--- Set task ---
Transcribe each line of the material as it is, and drop any picture.

--- Information supplied ---
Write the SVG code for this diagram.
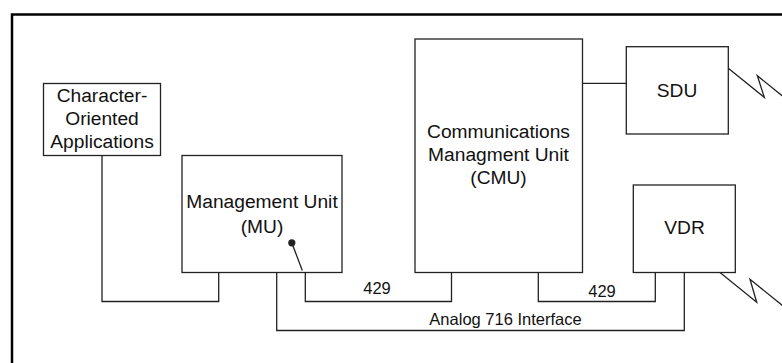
<svg xmlns="http://www.w3.org/2000/svg" width="782" height="363" viewBox="0 0 782 363">
<style>
.box{fill:#fff;stroke:#222;stroke-width:1.3}
.ln{fill:none;stroke:#222;stroke-width:1.3}
.t{font-family:"Liberation Sans",Arial,sans-serif;font-size:19.2px;fill:#111;text-anchor:middle}
.s{font-family:"Liberation Sans",Arial,sans-serif;font-size:16.5px;fill:#111;text-anchor:middle}
</style>
<rect x="0" y="0" width="782" height="363" fill="#fff"/>
<path d="M12 400 V14.5 H800" fill="none" stroke="#000" stroke-width="2.5"/>
<g id="char">
<rect class="box" x="43.5" y="83.5" width="117" height="72"/>
<text class="t" x="102" y="102.3">Character-</text>
<text class="t" x="102" y="125">Oriented</text>
<text class="t" x="102" y="148.3">Applications</text>
</g>
<g id="mu">
<rect class="box" x="182" y="155.5" width="160" height="117"/>
<text class="t" x="262" y="208.3">Management Unit</text>
<text class="t" x="262" y="233.3">(MU)</text>
</g>
<g id="cmu">
<rect class="box" x="415" y="39" width="167.5" height="233.5"/>
<text class="t" x="498.5" y="137.7">Communications</text>
<text class="t" x="498.5" y="161">Managment Unit</text>
<text class="t" x="498.5" y="184.3">(CMU)</text>
</g>
<g id="sdu">
<rect class="box" x="626.3" y="46.7" width="102" height="87.3"/>
<text class="t" x="677" y="96.7">SDU</text>
</g>
<g id="vdr">
<rect class="box" x="633.3" y="185" width="102" height="87.5"/>
<text class="t" x="684.5" y="234.3">VDR</text>
</g>
<g id="connectors">
<path class="ln" d="M102 155.5 V301.5 H218.7 V272.5"/>
<path class="ln" d="M305.3 272.5 V301.5 H451.5 V272.5"/>
<path class="ln" d="M276.7 272.5 V330.5 H684.3 V272.5"/>
<path class="ln" d="M538.3 272.5 V301.5 H655.3 V272.5"/>
<path class="ln" d="M582.5 83.3 H626.3"/>
<path class="ln" d="M291.8 242.8 L302.3 270.5"/>
<circle cx="291.8" cy="242.8" r="3.6" fill="#222"/>
<path class="ln" d="M728.3 68.3 L764.3 97.3 L757.3 75.7 L790 102"/>
<path class="ln" d="M720 272.5 L756.7 302.3 L750 279.3 L790 311.5"/>
<text class="s" x="377" y="294.3">429</text>
<text class="s" x="602" y="297.3">429</text>
<text class="s" x="505.5" y="324.5">Analog 716 Interface</text>
</g>
</svg>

--- Output for this task ---
Write the SVG code for this diagram.
<svg xmlns="http://www.w3.org/2000/svg" width="782" height="363" viewBox="0 0 782 363">
<style>
.box{fill:#fff;stroke:#222;stroke-width:1.3}
.ln{fill:none;stroke:#222;stroke-width:1.3}
.t{font-family:"Liberation Sans",Arial,sans-serif;font-size:19.2px;fill:#111;text-anchor:middle}
.s{font-family:"Liberation Sans",Arial,sans-serif;font-size:16.5px;fill:#111;text-anchor:middle}
</style>
<rect x="0" y="0" width="782" height="363" fill="#fff"/>
<path d="M12 400 V14.5 H800" fill="none" stroke="#000" stroke-width="2.5"/>
<g id="char">
<rect class="box" x="43.5" y="83.5" width="117" height="72"/>
<text class="t" x="102" y="102.3">Character-</text>
<text class="t" x="102" y="125">Oriented</text>
<text class="t" x="102" y="148.3">Applications</text>
</g>
<g id="mu">
<rect class="box" x="182" y="155.5" width="160" height="117"/>
<text class="t" x="262" y="208.3">Management Unit</text>
<text class="t" x="262" y="233.3">(MU)</text>
</g>
<g id="cmu">
<rect class="box" x="415" y="39" width="167.5" height="233.5"/>
<text class="t" x="498.5" y="137.7">Communications</text>
<text class="t" x="498.5" y="161">Managment Unit</text>
<text class="t" x="498.5" y="184.3">(CMU)</text>
</g>
<g id="sdu">
<rect class="box" x="626.3" y="46.7" width="102" height="87.3"/>
<text class="t" x="677" y="96.7">SDU</text>
</g>
<g id="vdr">
<rect class="box" x="633.3" y="185" width="102" height="87.5"/>
<text class="t" x="684.5" y="234.3">VDR</text>
</g>
<g id="connectors">
<path class="ln" d="M102 155.5 V301.5 H218.7 V272.5"/>
<path class="ln" d="M305.3 272.5 V301.5 H451.5 V272.5"/>
<path class="ln" d="M276.7 272.5 V330.5 H684.3 V272.5"/>
<path class="ln" d="M538.3 272.5 V301.5 H655.3 V272.5"/>
<path class="ln" d="M582.5 83.3 H626.3"/>
<path class="ln" d="M291.8 242.8 L302.3 270.5"/>
<circle cx="291.8" cy="242.8" r="3.6" fill="#222"/>
<path class="ln" d="M728.3 68.3 L764.3 97.3 L757.3 75.7 L790 102"/>
<path class="ln" d="M720 272.5 L756.7 302.3 L750 279.3 L790 311.5"/>
<text class="s" x="377" y="294.3">429</text>
<text class="s" x="602" y="297.3">429</text>
<text class="s" x="505.5" y="324.5">Analog 716 Interface</text>
</g>
</svg>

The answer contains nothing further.